Pico’s challenge is not merely expansion but selective downsizing, system streamlining, catalog optimization, multi-channel enhancement, and leveraging local market insights for quicker responses.

In reality, Vietnam’s electronics market is currently experiencing the most intense price war in its history. Large promotions, year-round clearance sales, and long-term installment plans have become the norm, no longer effective demand stimulants.

The electronics market is fiercely competitive. Photo: P.U

Meanwhile, purchasing power remains weak. Many surveys indicate consumers are postponing upgrades of major electronics, prioritizing essential spending.
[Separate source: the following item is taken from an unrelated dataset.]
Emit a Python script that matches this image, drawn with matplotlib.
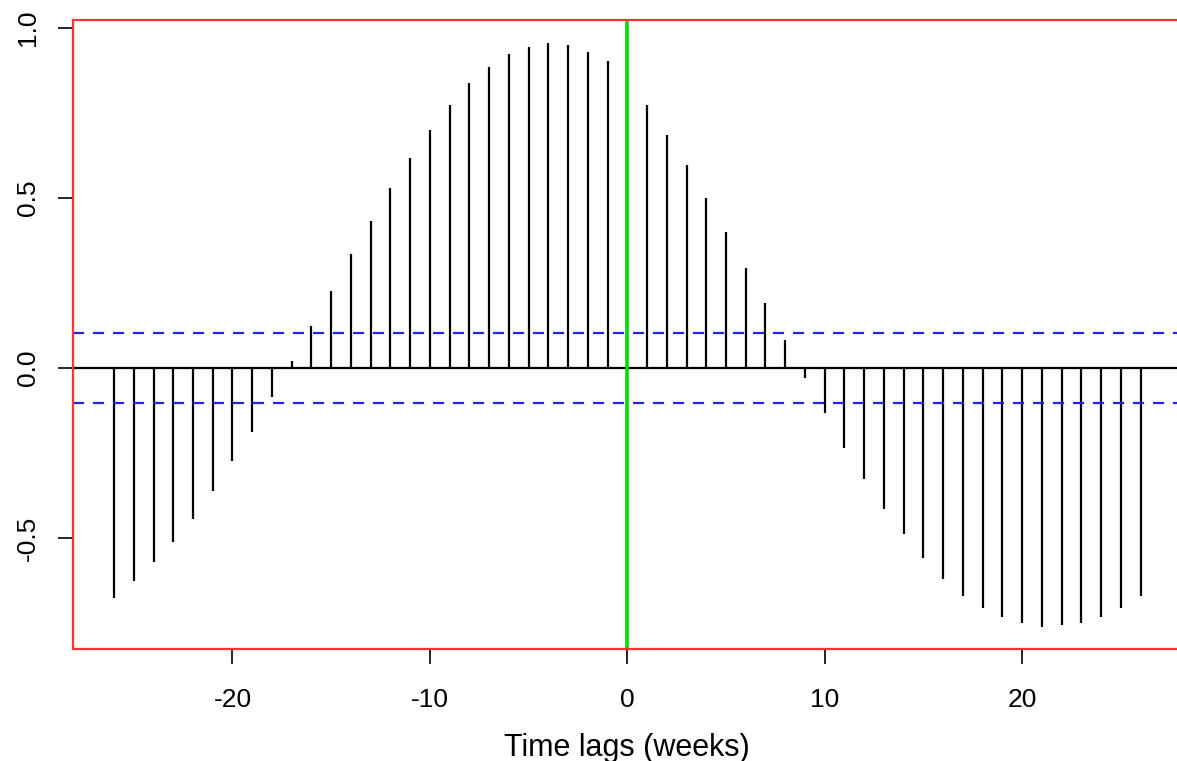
import matplotlib
matplotlib.use('Agg')
import matplotlib.pyplot as plt
import numpy as np

plt.rcParams['font.family'] = ['Liberation Sans', 'DejaVu Sans']

# lags (weeks) and cross-correlation values
lags = np.arange(-26, 27)
ccf = [-0.676, -0.626, -0.571, -0.512, -0.444, -0.362, -0.274, -0.188, -0.085,
       0.020, 0.124, 0.226, 0.335, 0.433, 0.530, 0.617, 0.700, 0.774, 0.840,
       0.886, 0.925, 0.945, 0.955, 0.950, 0.930, 0.903, 0.850,
       0.774, 0.685, 0.597, 0.500, 0.400, 0.295, 0.192, 0.083,
       -0.030, -0.133, -0.235, -0.327, -0.413, -0.489, -0.557, -0.621, -0.671,
       -0.704, -0.733, -0.750, -0.761, -0.756, -0.750, -0.733, -0.704, -0.671]
conf_limit = 0.102
xticks = [-20, -10, 0, 10, 20]
yticks = [-0.5, 0.0, 0.5, 1.0]
ytick_labels = ['-0.5', '0.0', '0.5', '1.0']

fig = plt.figure(figsize=(11.77, 7.61), dpi=100)
ax = fig.add_axes([0.062, 0.1472, 0.9419, 0.8265])

ax.vlines(lags, 0, ccf, color='black', linewidth=1.6)
ax.axhline(0, color='black', linewidth=1.6)
ax.axhline(conf_limit, color='#2222ee', linewidth=1.6, linestyle=(0, (5, 4)))
ax.axhline(-conf_limit, color='#2222ee', linewidth=1.6, linestyle=(0, (5, 4)))
ax.axvline(0, color='#00dd00', linewidth=2.6)

ax.set_xlim(-28.08, 28.08)
ax.set_ylim(-0.826, 1.024)

for s in ax.spines.values():
    s.set_color('#ff3333')
    s.set_linewidth(1.6)

ax.set_xticks(xticks)
ax.set_xticklabels([str(t) for t in xticks])
ax.set_yticks(yticks)
ax.set_yticklabels(ytick_labels, rotation=90, va='center')
ax.tick_params(direction='out', length=11, width=1.2, color='black',
               labelsize=19, pad=13)
ax.tick_params(axis='x', pad=17)

ax.set_xlabel('Time lags (weeks)', fontsize=22, labelpad=15)

fig.savefig('out.png', dpi=100)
The lack of significant technological breakthroughs to stimulate upgrades has lengthened replacement cycles.

For instance, Tet, traditionally a time for retailers to clear inventory before new product seasons, saw major electronics chains in Ho Chi Minh City offering 30-60% discounts from early November 2025, along with various incentives and 0% installment plans, yet purchasing power remained unchanged.

Already thin profit margins continue to erode. Companies without sufficient purchasing scale, optimized logistics costs, and effective inventory management are easily caught in a loss spiral.

Another reality is the shift of electronics industry growth to EC channels. Revenue from electronics and appliances on online platforms increased by over 40% last year and continues to grow at double-digit rates this year.

This places traditional chains under dual pressure: maintaining physical store networks while increasing investment in online channels to avoid falling behind. Not all businesses have the resources to pursue both fronts simultaneously.

Even leading chains are continuously reducing outlets, restructuring personnel, and adjusting business models, indicating the game has shifted from scale expansion to survival.

The Central Retail – Pico deal extends the harsh filtering process of the electronics market, where more and more enterprises and brands are exiting. The industry is returning to its essence with thin margins, high risks, and increasingly stringent operational requirements.

Even Central Retail, a conglomerate with a leading retail and commercial real estate ecosystem, having to withdraw shows that electronics retailing is no longer easy terrain. For Pico and remaining businesses, the challenge is not expansion at all costs but adaptability, agility, and aligning with consumer changes.

When even leading chains are reducing outlets, restructuring, and changing models, the market signals a shift from a scale race to a grueling test of endurance and long-term survival.